How to budget so the bill doesn't sting

The practical takeaway is to treat these charges as part of your purchase cost from day one, not an afterthought. Most lenders fund only the property value and exclude stamp duty, registration and GST, so assume you need roughly 7% to 11% extra in cash depending on your state. Run the exact figure on your state government's stamp duty calculator rather than a builder's estimate.

Where a women's concession applies, use it. Confirm the circle rate before you negotiate so you are not taxed on a value higher than you intended. Keep proof of the TDS payment with your registration papers. And once the deed is registered, finish the mutation promptly. Get these basics right and the most painful part of buying a home in India becomes simply a line item you planned for, not a shock at the registrar's counter.
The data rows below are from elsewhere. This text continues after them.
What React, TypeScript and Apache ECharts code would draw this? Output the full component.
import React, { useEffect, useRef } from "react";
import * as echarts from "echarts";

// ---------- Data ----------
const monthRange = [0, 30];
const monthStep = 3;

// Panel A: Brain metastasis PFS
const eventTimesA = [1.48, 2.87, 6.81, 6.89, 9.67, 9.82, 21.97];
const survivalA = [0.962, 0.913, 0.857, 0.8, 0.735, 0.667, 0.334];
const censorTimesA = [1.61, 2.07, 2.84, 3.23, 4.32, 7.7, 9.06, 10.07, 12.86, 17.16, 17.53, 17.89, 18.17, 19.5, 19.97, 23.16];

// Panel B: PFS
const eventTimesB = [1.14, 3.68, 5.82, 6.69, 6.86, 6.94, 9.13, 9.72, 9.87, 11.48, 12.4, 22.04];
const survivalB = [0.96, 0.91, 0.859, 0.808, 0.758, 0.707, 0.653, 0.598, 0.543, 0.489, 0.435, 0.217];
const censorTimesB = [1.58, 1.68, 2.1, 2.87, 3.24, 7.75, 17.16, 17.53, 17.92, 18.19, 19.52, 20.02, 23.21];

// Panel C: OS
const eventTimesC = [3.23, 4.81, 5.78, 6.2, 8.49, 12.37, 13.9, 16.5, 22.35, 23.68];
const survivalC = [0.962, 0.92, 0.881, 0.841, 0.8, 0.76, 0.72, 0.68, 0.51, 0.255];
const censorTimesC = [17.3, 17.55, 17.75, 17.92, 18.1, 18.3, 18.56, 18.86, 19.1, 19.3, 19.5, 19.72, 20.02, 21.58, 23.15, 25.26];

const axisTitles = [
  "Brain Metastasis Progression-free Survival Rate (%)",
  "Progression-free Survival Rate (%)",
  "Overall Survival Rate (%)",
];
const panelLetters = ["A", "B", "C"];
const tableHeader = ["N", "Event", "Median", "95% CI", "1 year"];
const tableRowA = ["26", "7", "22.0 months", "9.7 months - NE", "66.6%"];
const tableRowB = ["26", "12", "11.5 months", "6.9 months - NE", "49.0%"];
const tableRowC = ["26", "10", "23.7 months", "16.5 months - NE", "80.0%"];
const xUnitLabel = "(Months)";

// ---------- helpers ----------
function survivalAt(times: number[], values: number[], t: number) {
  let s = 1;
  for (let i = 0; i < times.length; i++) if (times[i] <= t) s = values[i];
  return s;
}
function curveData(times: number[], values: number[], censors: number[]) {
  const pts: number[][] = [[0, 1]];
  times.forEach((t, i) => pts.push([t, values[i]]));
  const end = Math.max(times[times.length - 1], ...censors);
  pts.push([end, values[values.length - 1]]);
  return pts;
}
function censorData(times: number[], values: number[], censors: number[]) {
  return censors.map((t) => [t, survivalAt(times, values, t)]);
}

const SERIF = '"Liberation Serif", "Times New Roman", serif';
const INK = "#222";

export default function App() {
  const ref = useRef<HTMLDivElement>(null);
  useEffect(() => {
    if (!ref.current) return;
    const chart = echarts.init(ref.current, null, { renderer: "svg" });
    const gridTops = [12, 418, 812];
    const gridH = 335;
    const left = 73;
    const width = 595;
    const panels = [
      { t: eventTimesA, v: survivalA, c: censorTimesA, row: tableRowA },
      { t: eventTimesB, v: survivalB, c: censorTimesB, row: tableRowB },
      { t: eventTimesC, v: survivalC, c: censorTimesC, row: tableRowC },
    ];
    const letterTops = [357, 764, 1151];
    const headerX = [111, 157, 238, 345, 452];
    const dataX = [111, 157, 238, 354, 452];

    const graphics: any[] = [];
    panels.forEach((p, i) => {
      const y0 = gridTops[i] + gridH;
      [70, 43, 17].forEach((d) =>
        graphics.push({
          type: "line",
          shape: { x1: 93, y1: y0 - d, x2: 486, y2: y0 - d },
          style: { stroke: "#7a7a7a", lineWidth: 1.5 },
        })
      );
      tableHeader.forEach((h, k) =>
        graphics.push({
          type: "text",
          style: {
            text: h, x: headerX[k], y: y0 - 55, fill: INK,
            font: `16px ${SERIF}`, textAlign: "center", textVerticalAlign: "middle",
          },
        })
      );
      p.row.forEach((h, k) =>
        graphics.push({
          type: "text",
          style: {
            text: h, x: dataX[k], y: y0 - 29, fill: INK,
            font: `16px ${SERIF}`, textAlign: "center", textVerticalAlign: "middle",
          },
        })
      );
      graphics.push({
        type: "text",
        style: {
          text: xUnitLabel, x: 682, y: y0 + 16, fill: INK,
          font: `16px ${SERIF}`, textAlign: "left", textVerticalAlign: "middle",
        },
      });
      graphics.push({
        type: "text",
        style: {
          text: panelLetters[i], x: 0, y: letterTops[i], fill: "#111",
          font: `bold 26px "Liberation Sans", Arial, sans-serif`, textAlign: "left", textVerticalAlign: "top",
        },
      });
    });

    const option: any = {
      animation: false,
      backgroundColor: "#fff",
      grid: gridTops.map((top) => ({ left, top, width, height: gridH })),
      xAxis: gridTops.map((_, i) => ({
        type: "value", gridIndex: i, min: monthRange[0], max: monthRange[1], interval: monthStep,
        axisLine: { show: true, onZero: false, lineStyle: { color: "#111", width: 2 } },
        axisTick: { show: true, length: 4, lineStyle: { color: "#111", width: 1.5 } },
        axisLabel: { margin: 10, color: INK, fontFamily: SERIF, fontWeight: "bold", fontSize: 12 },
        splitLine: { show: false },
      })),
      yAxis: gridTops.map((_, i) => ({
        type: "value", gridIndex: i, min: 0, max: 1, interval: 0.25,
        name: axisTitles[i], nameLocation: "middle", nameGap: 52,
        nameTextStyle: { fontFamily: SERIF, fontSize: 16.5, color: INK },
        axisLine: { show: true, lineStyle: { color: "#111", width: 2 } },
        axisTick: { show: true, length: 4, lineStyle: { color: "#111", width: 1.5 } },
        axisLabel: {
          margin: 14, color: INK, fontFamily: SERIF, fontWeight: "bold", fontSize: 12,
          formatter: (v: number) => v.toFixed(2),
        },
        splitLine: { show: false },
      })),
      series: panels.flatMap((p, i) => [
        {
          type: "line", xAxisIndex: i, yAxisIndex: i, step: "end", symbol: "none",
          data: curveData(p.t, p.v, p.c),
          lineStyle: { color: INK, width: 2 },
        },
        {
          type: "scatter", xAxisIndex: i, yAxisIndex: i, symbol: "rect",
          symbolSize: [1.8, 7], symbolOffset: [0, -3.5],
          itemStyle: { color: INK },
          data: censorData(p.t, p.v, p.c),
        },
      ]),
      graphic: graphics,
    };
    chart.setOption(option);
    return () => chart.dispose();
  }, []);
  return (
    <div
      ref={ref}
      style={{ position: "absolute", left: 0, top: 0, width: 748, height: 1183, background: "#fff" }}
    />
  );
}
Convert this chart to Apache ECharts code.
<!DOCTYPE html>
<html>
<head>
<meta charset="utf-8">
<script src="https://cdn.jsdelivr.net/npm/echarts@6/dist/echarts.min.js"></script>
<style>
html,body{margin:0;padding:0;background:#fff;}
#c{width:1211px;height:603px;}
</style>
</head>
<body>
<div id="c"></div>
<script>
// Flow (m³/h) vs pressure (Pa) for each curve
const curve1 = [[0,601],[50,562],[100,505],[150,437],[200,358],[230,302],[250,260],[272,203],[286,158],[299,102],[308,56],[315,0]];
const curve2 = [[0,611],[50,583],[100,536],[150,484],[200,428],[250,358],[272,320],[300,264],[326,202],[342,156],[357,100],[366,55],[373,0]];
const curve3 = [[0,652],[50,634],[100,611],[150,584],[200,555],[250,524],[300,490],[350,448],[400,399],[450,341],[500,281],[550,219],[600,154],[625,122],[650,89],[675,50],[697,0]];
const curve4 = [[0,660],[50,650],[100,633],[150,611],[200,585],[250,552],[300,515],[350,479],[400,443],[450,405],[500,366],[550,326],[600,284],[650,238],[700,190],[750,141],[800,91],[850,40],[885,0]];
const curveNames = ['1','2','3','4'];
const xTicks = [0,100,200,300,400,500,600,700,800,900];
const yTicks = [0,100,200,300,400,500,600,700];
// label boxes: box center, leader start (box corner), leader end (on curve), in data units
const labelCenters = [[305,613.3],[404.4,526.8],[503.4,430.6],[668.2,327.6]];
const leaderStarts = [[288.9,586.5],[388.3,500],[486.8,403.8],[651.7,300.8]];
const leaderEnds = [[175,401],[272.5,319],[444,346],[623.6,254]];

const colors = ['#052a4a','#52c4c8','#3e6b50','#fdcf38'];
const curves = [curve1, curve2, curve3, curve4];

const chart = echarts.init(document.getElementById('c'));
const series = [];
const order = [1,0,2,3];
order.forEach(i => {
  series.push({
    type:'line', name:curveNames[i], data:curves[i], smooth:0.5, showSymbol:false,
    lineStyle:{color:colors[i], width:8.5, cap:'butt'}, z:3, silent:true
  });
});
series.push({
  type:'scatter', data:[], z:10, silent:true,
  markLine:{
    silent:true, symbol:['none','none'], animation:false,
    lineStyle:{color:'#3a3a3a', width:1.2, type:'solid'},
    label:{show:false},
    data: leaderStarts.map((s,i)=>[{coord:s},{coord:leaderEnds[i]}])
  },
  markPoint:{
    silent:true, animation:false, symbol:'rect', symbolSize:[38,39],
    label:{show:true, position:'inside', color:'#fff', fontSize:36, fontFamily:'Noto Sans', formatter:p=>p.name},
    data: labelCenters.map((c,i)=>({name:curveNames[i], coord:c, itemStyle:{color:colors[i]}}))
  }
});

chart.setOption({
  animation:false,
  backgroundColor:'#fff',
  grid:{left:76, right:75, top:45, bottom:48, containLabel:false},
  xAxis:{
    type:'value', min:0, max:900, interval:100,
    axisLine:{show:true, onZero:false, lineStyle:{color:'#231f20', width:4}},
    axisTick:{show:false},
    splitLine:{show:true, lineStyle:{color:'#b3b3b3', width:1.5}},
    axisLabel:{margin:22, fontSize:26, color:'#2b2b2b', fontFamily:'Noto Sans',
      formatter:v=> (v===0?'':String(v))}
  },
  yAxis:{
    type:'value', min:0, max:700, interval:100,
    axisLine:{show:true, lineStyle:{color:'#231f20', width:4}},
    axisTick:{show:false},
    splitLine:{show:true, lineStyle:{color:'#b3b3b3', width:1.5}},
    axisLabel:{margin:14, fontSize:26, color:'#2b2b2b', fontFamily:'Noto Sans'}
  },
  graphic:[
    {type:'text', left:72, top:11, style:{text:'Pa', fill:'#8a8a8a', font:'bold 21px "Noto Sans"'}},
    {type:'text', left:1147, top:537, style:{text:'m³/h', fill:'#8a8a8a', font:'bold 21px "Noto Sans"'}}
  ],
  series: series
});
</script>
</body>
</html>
Frequently Asked Questions

Is stamp duty calculated on the agreement price or the circle rate?

On whichever is higher. If your negotiated price is below the state's circle rate (ready reckoner value), stamp duty is levied on the circle rate, not the price you actually paid.

Can stamp duty and registration charges be added to my home loan?

Usually no. Most lenders fund only the property cost and exclude stamp duty, registration and GST, so you must arrange these from your own savings on top of the down payment.

Do women really pay less stamp duty in India?

In many states, yes. Maharashtra gives a 1% concession, Delhi and UP charge women 1-2% less, but states like Karnataka, Tamil Nadu and Telangana have no gender-based rebate.

What is the 1% TDS on property purchase?

If you buy property worth Rs 50 lakh or more, you must deduct 1% of the value, deposit it via Form 26QB and give the seller a Form 16B certificate. Missing this is a common cause of trouble later.